Ancient Christian Writers: The Works of the Fathers in Translation

No. 9 Translated and Annotated by Joseph Colleran

The Newman Press, Westminster Maryland, 1950.

Christ teaches within the mind. Man's words are external, and serve only to give reminders.

Teachers do not claim, do they, that their own thoughts are perceived and grasped by the pupils, but rather the branches of learning that they think they transmit by speaking.  For who would be so absurdly curious as to send his child to school to learn what the teacher thinks?  But when they have explained, by means of words, all those subjects which they profess to teach, and even the science of virtue and of wisdom, then those who are called pupils consider within themselves whether what has been said is true.  This they do by gazing attentively at that interior truth, so far as they are able.  Then it is that they learn; and when within themselves they find that what has been said is true, they give praise, not realizing that they are praising not so much teachers as persons taught - provided that the teachers also know what they are saying.  But people deceive themselves in calling persons "teachers" who are not such at all, merely because generally there is no interval between the time of speaking and the time of knowing.  And because they are quick to learn internally following the prompting of the one who speaks, they think they have learned externally from the one who was only a prompter.

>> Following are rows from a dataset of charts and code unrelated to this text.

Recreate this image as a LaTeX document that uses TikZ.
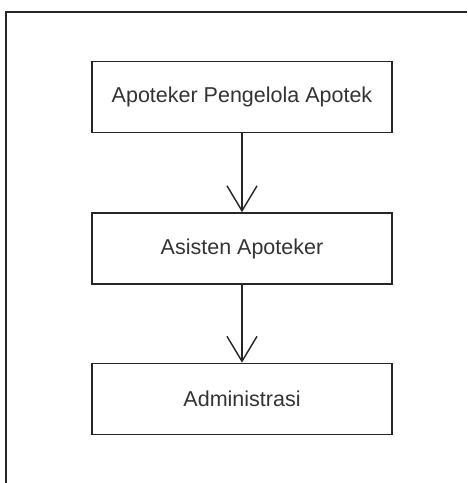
\documentclass[tikz,border=0pt]{standalone}
\usepackage{fontspec}
\setmainfont{Liberation Sans}
\usetikzlibrary{arrows.meta,positioning}

\begin{document}
\begin{tikzpicture}[x=1pt,y=-1pt]
\tikzset{box/.style = {shape=rectangle,draw=black!85,line width=1.6pt,minimum width=300pt,minimum height=71pt,text=black!80,font=\fontsize{21.5}{24}\selectfont}}
\tikzset{edge/.style = {-{Straight Barb[length=25pt,width=30pt,line width=1.4pt]},draw=black!85,line width=1.4pt}}
\useasboundingbox (0,0) rectangle (467,483);
% FRAME
\coordinate (fb) at (6,483);
\coordinate (fc) at (6,12);
\coordinate (fr) at (467,12);
\draw[black!85,line width=1.6pt] (fb) -- (fc) -- (fr);
% NODES
\node[box] (apa) at (242,97) {Apoteker Pengelola Apotek};
\node[box] (asisten) at (242,248.5) {Asisten Apoteker};
\node[box] (admin) at (242,399) {Administrasi};
% EDGES
\draw[edge] (apa) to (asisten);
\draw[edge] (asisten) to (admin);
\end{tikzpicture}
\end{document}
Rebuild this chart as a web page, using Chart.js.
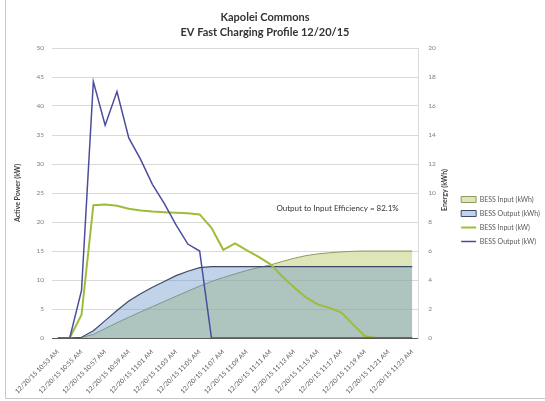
<!DOCTYPE html>
<html>
<head>
<meta charset="utf-8">
<script src="https://cdn.jsdelivr.net/npm/chart.js@4/dist/chart.umd.min.js"></script>
<style>
  html, body { margin: 0; padding: 0; background: #fff; }
  #wrap { position: relative; width: 545px; height: 401px; }
</style>
</head>
<body>
<div id="wrap"><canvas id="c" width="545" height="401"></canvas></div>
<script>
// One-minute readings from the Kapolei Commons BESS, 10:53 to 11:23 AM
const timeLabels = [
  '12/20/15 10:53 AM', '12/20/15 10:54 AM', '12/20/15 10:55 AM', '12/20/15 10:56 AM',
  '12/20/15 10:57 AM', '12/20/15 10:58 AM', '12/20/15 10:59 AM', '12/20/15 11:00 AM',
  '12/20/15 11:01 AM', '12/20/15 11:02 AM', '12/20/15 11:03 AM', '12/20/15 11:04 AM',
  '12/20/15 11:05 AM', '12/20/15 11:06 AM', '12/20/15 11:07 AM', '12/20/15 11:08 AM',
  '12/20/15 11:09 AM', '12/20/15 11:10 AM', '12/20/15 11:11 AM', '12/20/15 11:12 AM',
  '12/20/15 11:13 AM', '12/20/15 11:14 AM', '12/20/15 11:15 AM', '12/20/15 11:16 AM',
  '12/20/15 11:17 AM', '12/20/15 11:18 AM', '12/20/15 11:19 AM', '12/20/15 11:20 AM',
  '12/20/15 11:21 AM', '12/20/15 11:22 AM', '12/20/15 11:23 AM'
];

// Active power (kW)
const bessInputKW = [0, 0, 4.0, 22.9, 23.0, 22.8, 22.3, 22.0, 21.8, 21.7, 21.6, 21.5, 21.3, 19.0, 15.2, 16.3,
  15.1, 14.0, 12.7, 10.6, 8.7, 7.0, 5.8, 5.2, 4.4, 2.3, 0.3, 0, 0, 0, 0];
const bessOutputKW = [0, 0, 8.2, 44.2, 36.7, 42.5, 34.5, 30.8, 26.5, 23.2, 19.5, 16.2, 15.0, 0, 0, 0,
  0, 0, 0, 0, 0, 0, 0, 0, 0, 0, 0, 0, 0, 0, 0];

// Cumulative energy (kWh)
const bessInputKWh = [0, 0, 0.03, 0.25, 0.65, 1.05, 1.43, 1.8, 2.16, 2.52, 2.88, 3.23, 3.58, 3.9, 4.17, 4.42,
  4.66, 4.86, 5.04, 5.28, 5.5, 5.68, 5.8, 5.88, 5.94, 5.98, 6.0, 6.0, 6.0, 6.0, 6.0];
const bessOutputKWh = [0, 0, 0.05, 0.5, 1.2, 1.9, 2.55, 3.05, 3.5, 3.9, 4.3, 4.6, 4.85, 4.925, 4.925, 4.925,
  4.925, 4.925, 4.925, 4.925, 4.925, 4.925, 4.925, 4.925, 4.925, 4.925, 4.925, 4.925, 4.925, 4.925, 4.925];

const titleLines = ['Kapolei Commons', 'EV Fast Charging Profile 12/20/15'];
const leftAxisTitle = 'Active Power (kW)';
const rightAxisTitle = 'Energy (kWh)';

const FONT = 'Lato, "Liberation Sans", sans-serif';
const efficiency = bessOutputKWh[bessOutputKWh.length - 1] / bessInputKWh[bessInputKWh.length - 1] * 100;
const efficiencyText = 'Output to Input Efficiency = ' + efficiency.toFixed(1) + '%';

// Background, frame, two-line heading, right axis title (reading bottom-up) and the efficiency note
const decor = {
  id: 'decor',
  afterLayout(chart) {
    // sit the legend block a little above the middle of its column
    chart.legend.top -= 4;
    chart.legend.bottom -= 4;
  },
  beforeDraw(chart) {
    const ctx = chart.ctx;
    ctx.save();
    ctx.fillStyle = '#fff';
    ctx.fillRect(0, 0, chart.width, chart.height);
    ctx.restore();
  },
  afterDraw(chart) {
    const ctx = chart.ctx;
    const a = chart.chartArea;
    ctx.save();
    ctx.strokeStyle = '#c8c8c8';
    ctx.lineWidth = 1;
    ctx.beginPath();
    ctx.moveTo(5.5, 0);
    ctx.lineTo(5.5, 398.5);
    ctx.lineTo(545, 398.5);
    ctx.stroke();

    ctx.fillStyle = '#333';
    ctx.textAlign = 'center';
    ctx.textBaseline = 'middle';
    ctx.font = 'bold 11px ' + FONT;
    ctx.fillText(titleLines[0], 265, 17);
    ctx.fillText(titleLines[1], 265, 32);

    ctx.font = '8px ' + FONT;
    ctx.fillText(efficiencyText, a.left + (a.right - a.left) * 0.78, a.top + (a.bottom - a.top) * 0.552);

    ctx.fillStyle = '#404040';
    ctx.font = 'bold 7px ' + FONT;
    ctx.translate(a.right + 27, (a.top + a.bottom) / 2 - 3);
    ctx.rotate(-Math.PI / 2);
    ctx.fillText(rightAxisTitle, 0, 0);
    ctx.restore();
  }
};

new Chart(document.getElementById('c'), {
  type: 'line',
  data: {
    labels: timeLabels,
    datasets: [
      {
        label: 'BESS Input (kWh)', data: bessInputKWh, yAxisID: 'y2', order: 4,
        fill: 'origin', backgroundColor: 'rgba(190,205,115,0.5)', borderColor: '#8e9a62', borderWidth: 1,
        pointRadius: 0, tension: 0
      },
      {
        label: 'BESS Output (kWh)', data: bessOutputKWh, yAxisID: 'y2', order: 3,
        fill: 'origin', backgroundColor: 'rgba(100,145,200,0.4)', borderColor: '#3f4a68', borderWidth: 1.2,
        pointRadius: 0, tension: 0
      },
      {
        label: 'BESS Input (kW)', data: bessInputKW, yAxisID: 'y', order: 2,
        fill: false, borderColor: '#9dbd3a', backgroundColor: '#9dbd3a', borderWidth: 2,
        pointRadius: 0, tension: 0
      },
      {
        label: 'BESS Output (kW)', data: bessOutputKW, yAxisID: 'y', order: 1,
        fill: false, borderColor: '#4a4d9c', backgroundColor: '#4a4d9c', borderWidth: 1.5,
        pointRadius: 0, tension: 0
      }
    ]
  },
  options: {
    responsive: false,
    animation: false,
    events: [],
    layout: { padding: { left: 0, right: 0, top: 48, bottom: 0 } },
    plugins: {
      title: { display: false },
      legend: {
        position: 'right',
        labels: {
          usePointStyle: true, pointStyleWidth: 15, boxHeight: 6,
          color: '#595959', padding: 7,
          font: { family: FONT, size: 7 },
          sort: (a, b) => a.datasetIndex - b.datasetIndex,
          generateLabels(chart) {
            const items = Chart.defaults.plugins.legend.labels.generateLabels(chart);
            items.forEach(it => {
              const ds = chart.data.datasets[it.datasetIndex];
              it.pointStyle = ds.fill ? 'rect' : 'line';
              if (ds.fill) { it.lineWidth = 1; }
            });
            return items;
          }
        }
      },
      tooltip: { enabled: false }
    },
    scales: {
      x: {
        offset: true,
        grid: { display: false },
        border: { display: true, color: '#595959', width: 1 },
        ticks: {
          autoSkip: false, maxRotation: 45, minRotation: 45, padding: 2,
          color: '#595959', font: { family: FONT, size: 6.5 },
          callback: (v, i) => (i % 2 === 0 ? timeLabels[i] : '')
        },
        afterFit: s => { s.height = 63; }
      },
      y: {
        position: 'left', min: 0, max: 50,
        grid: { color: '#d9d9d9', drawTicks: false },
        border: { display: false },
        ticks: { stepSize: 5, padding: 8, color: '#7f7f7f', font: { family: FONT, size: 6.5 } },
        title: {
          display: true, text: leftAxisTitle, color: '#404040',
          font: { family: FONT, size: 7, weight: 'bold' }, padding: { top: 14, bottom: 4 }
        },
        afterFit: s => { s.width = 52; }
      },
      y2: {
        position: 'right', min: 0, max: 20,
        grid: { drawOnChartArea: false, drawTicks: false },
        border: { display: true, color: '#d9d9d9' },
        ticks: { stepSize: 2, padding: 10, color: '#7f7f7f', font: { family: FONT, size: 6.5 } },
        afterFit: s => { s.width = 36; }
      }
    }
  },
  plugins: [decor]
});
</script>
</body>
</html>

But at some other time, God willing, we shall investigate the entire problem of the utility of words, which if considered properly, is not negligible.  For the present, I have reminded you that we must not attribute to words more than is proper.  Thus we should no longer merely believe but also begin to understand how truly it has been written on divine authority that we should not call anyone on earth a teacher, since there is One in heaven who is the teacher of all. (Matt 23:9) What "in heaven" means He Himself will teach us, who has also counselled us through the instrumentality of human beings -- by means of signs, and externally -- to turn to Him internally and be instructed.  He will teach us, to know and love whom is happiness of life, and this is what all proclaim they are seeking, though there are but few who may rejoice in having really found it.

...If you have come to realize that what has been said is true, then if you had been asked about the several propositions, you would have stated that you knew them.  You see, then, from whom you have learned these things.  No, it is not from me, for you would have given me all the answers as I questioned you.  But if you had not ascertained that what has been said is true, neither have I taught you, nor has He.  Not I, because I am unable to teach in any case; not He, because you are still unable to learn.